Ex-DEA Agent Says Obama Admin. Lost ‘Gold Opportunity’ to ‘Crush’ Hezbollah

Nuclear negotiations with Iran sidelined operations against drug trafficking network

Natalie Johnson
January 11, 2018

The retired head of the Drug Enforcement Administration's special-operations division said on Wednesday the Obama administration squandered a chance to dismantle Hezbollah due in part to political motivations to clinch a nuclear deal with Iran.

Derek Maltz, who was in charge of a major law enforcement operation targeting Hezbollah's trafficking of cocaine, said the United States cannot again succumb to political distractions that allow the Iranian-backed terrorist to continue its narcoterrorism campaign.

 

(Snip)

Maltz echoed this sentiment on Wednesday, telling lawmakers the United States needs better interagency cooperation to confront Hezbollah's terrorism ambitions and the transnational criminal organizations that generate tens of millions of dollars for the Iranian-backed group.
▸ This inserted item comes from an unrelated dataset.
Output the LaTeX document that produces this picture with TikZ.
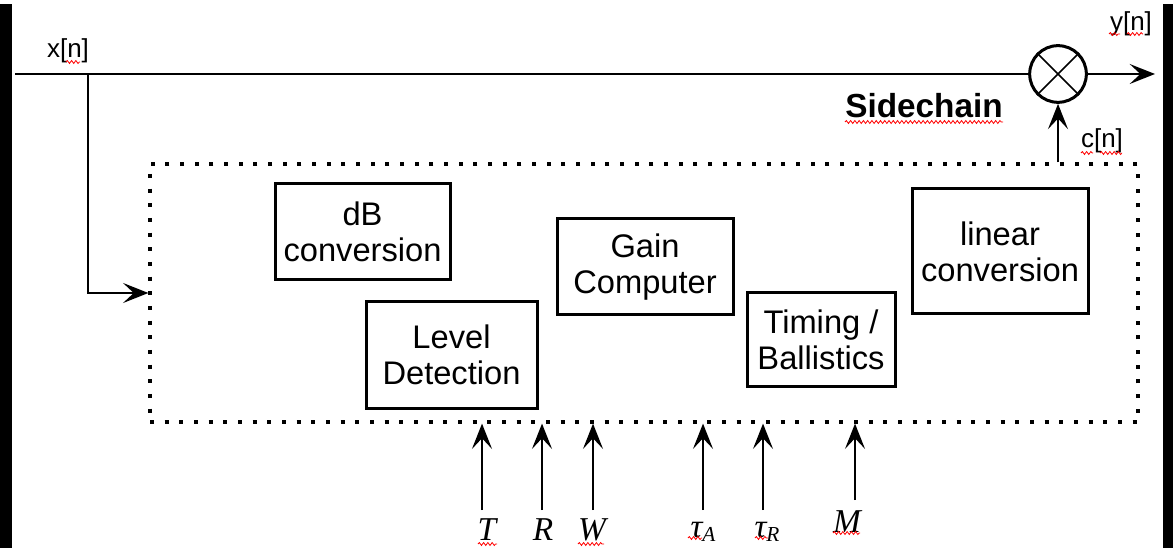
\documentclass[tikz,border=0pt]{standalone}
\usepackage{fontspec}
\setmainfont{Liberation Sans}
\newfontfamily\tms{Liberation Serif}
\usetikzlibrary{arrows.meta,fit,decorations.pathmorphing}
\begin{document}
\begin{tikzpicture}[x=0.75pt,y=-0.75pt,
  blk/.style={draw, line width=2.25pt, inner sep=0pt, align=center,
              font=\fontsize{24.5}{27}\selectfont},
  sig/.style={line width=1.5pt},
  arr/.style={sig, -{Stealth[length=19pt,width=15pt,inset=8pt]}},
  lbl/.style={font=\fontsize{19.5}{22}\selectfont, inner sep=0pt},
  prm/.style={font=\tms\itshape\fontsize{25}{27}\selectfont, inner sep=0pt, anchor=base},
  squig/.style={red, line width=0.6pt, decorate,
                decoration={snake, amplitude=1.1pt, segment length=3.2pt}}]
\useasboundingbox (0,0) rectangle (1173,548);

% side bars
\fill[black] (0,4) rectangle (12,548);
\fill[black] (1163,4) rectangle (1173,548);

% sidechain processing blocks
\node[blk, minimum width=131.25pt, minimum height=72pt]   (db)   at (362.5,232) {dB\\conversion};
\node[blk, minimum width=128.25pt, minimum height=79.5pt] (lvl)  at (451.5,355) {Level\\Detection};
\node[blk, minimum width=132pt,    minimum height=72pt]   (gain) at (645,267)   {Gain\\Computer};
\node[blk, minimum width=111pt,    minimum height=70.5pt] (tim)  at (821,340)   {Timing /\\Ballistics};
\node[blk, minimum width=132pt,    minimum height=93.75pt](lin)  at (1000,251.5){linear\\conversion};

% dotted sidechain frame
\node[draw, line width=2.4pt, dash pattern=on 3pt off 8pt, inner sep=0pt,
      fit={(150,164) (1138,422)}] (side) {};
\node[font=\bfseries\fontsize{25}{28}\selectfont, inner sep=0pt, anchor=base] (sc) at (924,118) {Sidechain};

% multiplier
\node[circle, draw, line width=2.25pt, minimum size=42.5pt, inner sep=0pt] (mul) at (1058,74) {};
\draw[line width=1.1pt] (mul.north east) -- (mul.south west)
                        (mul.north west) -- (mul.south east);

% main signal path
\coordinate (xin) at (15,74);
\coordinate (br) at (88,74);
\coordinate (yout) at (1155,74);
\draw[sig] (xin) -- (mul);
\draw[arr] (mul) -- (yout);
\draw[arr] (br) |- (side.west);
\draw[arr] (side.north -| mul) -- (mul);

% signal labels
\node[lbl] (xl) at (68,51) {x[n]};
\node[lbl] (yl) at (1131,24) {y[n]};
\node[lbl] (cl) at (1102,141) {c[n]};

% parameter inputs
\node[prm] (pT) at (487,540) {T};
\node[prm] (pR) at (543,540) {R};
\node[prm] (pW) at (592,540) {W};
\node[prm] (pA) at (703,537) {τ\raisebox{-0.3ex}{\fontsize{16}{17}\selectfont A}};
\node[prm] (pRr) at (767,537) {τ\raisebox{-0.3ex}{\fontsize{16}{17}\selectfont R}};
\node[prm] (pM) at (847,532) {M};

\coordinate (aT) at (482,510);
\coordinate (aR) at (542,510);
\coordinate (aW) at (593,510);
\coordinate (aA) at (703,510);
\coordinate (aRr) at (763,510);
\coordinate (aM) at (855,500);
\foreach \c in {aT,aR,aW,aA,aRr,aM}
  \draw[arr] (\c) -- (\c |- side.south);

% spelling marks
\draw[squig] (66,62) -- (80,62);
\draw[squig] (1109,34) -- (1120,34);
\draw[squig] (1127,34) -- (1143,34);
\draw[squig] (845,122) -- (1003,122);
\draw[squig] (1081,153) -- (1093,153);
\draw[squig] (1100,153) -- (1122,153);
\draw[squig] (478,544) -- (497,544);
\draw[squig] (578,544) -- (604,544);
\draw[squig] (688,538) -- (702,538);
\draw[squig] (755,538) -- (768,538);
\draw[squig] (833,533) -- (860,533);
\end{tikzpicture}
\end{document}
"Sadly, 16 years after 9/11, we're still talking about information sharing. It's a disaster," he testified. "If terrorists are turning to criminal networks for their funding, how can we have a system where the terrorist investigators and the intelligence community and others are not communicating properly with the law enforcement agencies?"

He said the Trump administration needs to identify who in the U.S. government is responsible for bringing together federal, state, and local agencies under an interagency task force to combat narcoterrorism.